## Stated task
In this exercise, return the whole listing exactly, excluding any images.

## Information provided
──────────

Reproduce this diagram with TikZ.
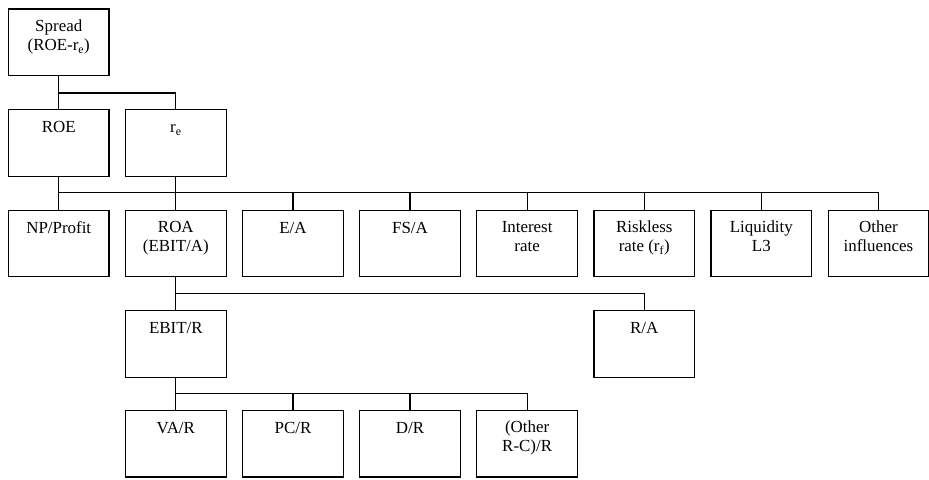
\documentclass[tikz,border=0pt]{standalone}
\usepackage{fontspec}
\setmainfont{Liberation Serif}

\begin{document}
\begin{tikzpicture}[x=1pt, y=-1pt, line width=1.2pt,
  every node/.style={font=\fontsize{17}{19}\selectfont},
  box/.style={draw, minimum width=101pt, minimum height=67pt, inner sep=0pt},
  lbl/.style={anchor=north, yshift=-11pt, align=center, inner sep=0pt,
    execute at begin node=\rule{0pt}{12pt}}]
  \useasboundingbox (0,0) rectangle (933,482);

  % Spread and its two parts
  \node[box, label={[lbl]north:Spread\\(ROE-r\textsubscript{e})}] (spread) at (59,42.5) {};
  \node[box, label={[lbl]north:ROE}] (roe) at (59,143.5) {};
  \node[box, label={[lbl]north:r\textsubscript{e}}] (re) at (176.6,143.5) {};

  % Influences on ROE and r_e
  \node[box, label={[lbl]north:NP/Profit}] (np) at (59,244.5) {};
  \node[box, label={[lbl]north:ROA\\(EBIT/A)}] (roa) at (176.6,244.5) {};
  \node[box, label={[lbl]north:E/A}] (ea) at (294.2,244.5) {};
  \node[box, label={[lbl]north:FS/A}] (fsa) at (411.8,244.5) {};
  \node[box, label={[lbl]north:Interest\\rate}] (ir) at (529.4,244.5) {};
  \node[box, label={[lbl]north:Riskless\\rate (r\textsubscript{f})}] (rf) at (647,244.5) {};
  \node[box, label={[lbl]north:Liquidity\\L3}] (liq) at (764.6,244.5) {};
  \node[box, label={[lbl]north:Other\\influences}] (other) at (882.2,244.5) {};

  % ROA split
  \node[box, label={[lbl]north:EBIT/R}] (ebitr) at (176.6,345.5) {};
  \node[box, label={[lbl]north:R/A}] (ra) at (647,345.5) {};

  % EBIT/R split
  \node[box, label={[lbl]north:VA/R}] (var) at (176.6,445.5) {};
  \node[box, label={[lbl]north:PC/R}] (pcr) at (294.2,445.5) {};
  \node[box, label={[lbl]north:D/R}] (dr) at (411.8,445.5) {};
  \node[box, label={[lbl]north:(Other\\R-C)/R}] (orc) at (529.4,445.5) {};

  % Connectors
  \draw (spread.south) -- (roe.north);
  \draw (roe.north) ++(0,-16) -| (re.north);

  \draw (roe.south) -- (np.north);
  \draw (re.south) -- (roa.north);
  \draw (np.north) ++(0,-17) -| (other.north);
  \draw (np.north) ++(0,-17) -| (ea.north);
  \draw (np.north) ++(0,-17) -| (fsa.north);
  \draw (np.north) ++(0,-17) -| (ir.north);
  \draw (np.north) ++(0,-17) -| (rf.north);
  \draw (np.north) ++(0,-17) -| (liq.north);

  \draw (roa.south) -- (ebitr.north);
  \draw (ebitr.north) ++(0,-17) -| (ra.north);

  \draw (ebitr.south) -- (var.north);
  \draw (var.north) ++(0,-16) -| (pcr.north);
  \draw (var.north) ++(0,-16) -| (dr.north);
  \draw (var.north) ++(0,-16) -| (orc.north);
\end{tikzpicture}
\end{document}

──────────

## Correct result
Reproduce this diagram with TikZ.
\documentclass[tikz,border=0pt]{standalone}
\usepackage{fontspec}
\setmainfont{Liberation Serif}

\begin{document}
\begin{tikzpicture}[x=1pt, y=-1pt, line width=1.2pt,
  every node/.style={font=\fontsize{17}{19}\selectfont},
  box/.style={draw, minimum width=101pt, minimum height=67pt, inner sep=0pt},
  lbl/.style={anchor=north, yshift=-11pt, align=center, inner sep=0pt,
    execute at begin node=\rule{0pt}{12pt}}]
  \useasboundingbox (0,0) rectangle (933,482);

  % Spread and its two parts
  \node[box, label={[lbl]north:Spread\\(ROE-r\textsubscript{e})}] (spread) at (59,42.5) {};
  \node[box, label={[lbl]north:ROE}] (roe) at (59,143.5) {};
  \node[box, label={[lbl]north:r\textsubscript{e}}] (re) at (176.6,143.5) {};

  % Influences on ROE and r_e
  \node[box, label={[lbl]north:NP/Profit}] (np) at (59,244.5) {};
  \node[box, label={[lbl]north:ROA\\(EBIT/A)}] (roa) at (176.6,244.5) {};
  \node[box, label={[lbl]north:E/A}] (ea) at (294.2,244.5) {};
  \node[box, label={[lbl]north:FS/A}] (fsa) at (411.8,244.5) {};
  \node[box, label={[lbl]north:Interest\\rate}] (ir) at (529.4,244.5) {};
  \node[box, label={[lbl]north:Riskless\\rate (r\textsubscript{f})}] (rf) at (647,244.5) {};
  \node[box, label={[lbl]north:Liquidity\\L3}] (liq) at (764.6,244.5) {};
  \node[box, label={[lbl]north:Other\\influences}] (other) at (882.2,244.5) {};

  % ROA split
  \node[box, label={[lbl]north:EBIT/R}] (ebitr) at (176.6,345.5) {};
  \node[box, label={[lbl]north:R/A}] (ra) at (647,345.5) {};

  % EBIT/R split
  \node[box, label={[lbl]north:VA/R}] (var) at (176.6,445.5) {};
  \node[box, label={[lbl]north:PC/R}] (pcr) at (294.2,445.5) {};
  \node[box, label={[lbl]north:D/R}] (dr) at (411.8,445.5) {};
  \node[box, label={[lbl]north:(Other\\R-C)/R}] (orc) at (529.4,445.5) {};

  % Connectors
  \draw (spread.south) -- (roe.north);
  \draw (roe.north) ++(0,-16) -| (re.north);

  \draw (roe.south) -- (np.north);
  \draw (re.south) -- (roa.north);
  \draw (np.north) ++(0,-17) -| (other.north);
  \draw (np.north) ++(0,-17) -| (ea.north);
  \draw (np.north) ++(0,-17) -| (fsa.north);
  \draw (np.north) ++(0,-17) -| (ir.north);
  \draw (np.north) ++(0,-17) -| (rf.north);
  \draw (np.north) ++(0,-17) -| (liq.north);

  \draw (roa.south) -- (ebitr.north);
  \draw (ebitr.north) ++(0,-17) -| (ra.north);

  \draw (ebitr.south) -- (var.north);
  \draw (var.north) ++(0,-16) -| (pcr.north);
  \draw (var.north) ++(0,-16) -| (dr.north);
  \draw (var.north) ++(0,-16) -| (orc.north);
\end{tikzpicture}
\end{document}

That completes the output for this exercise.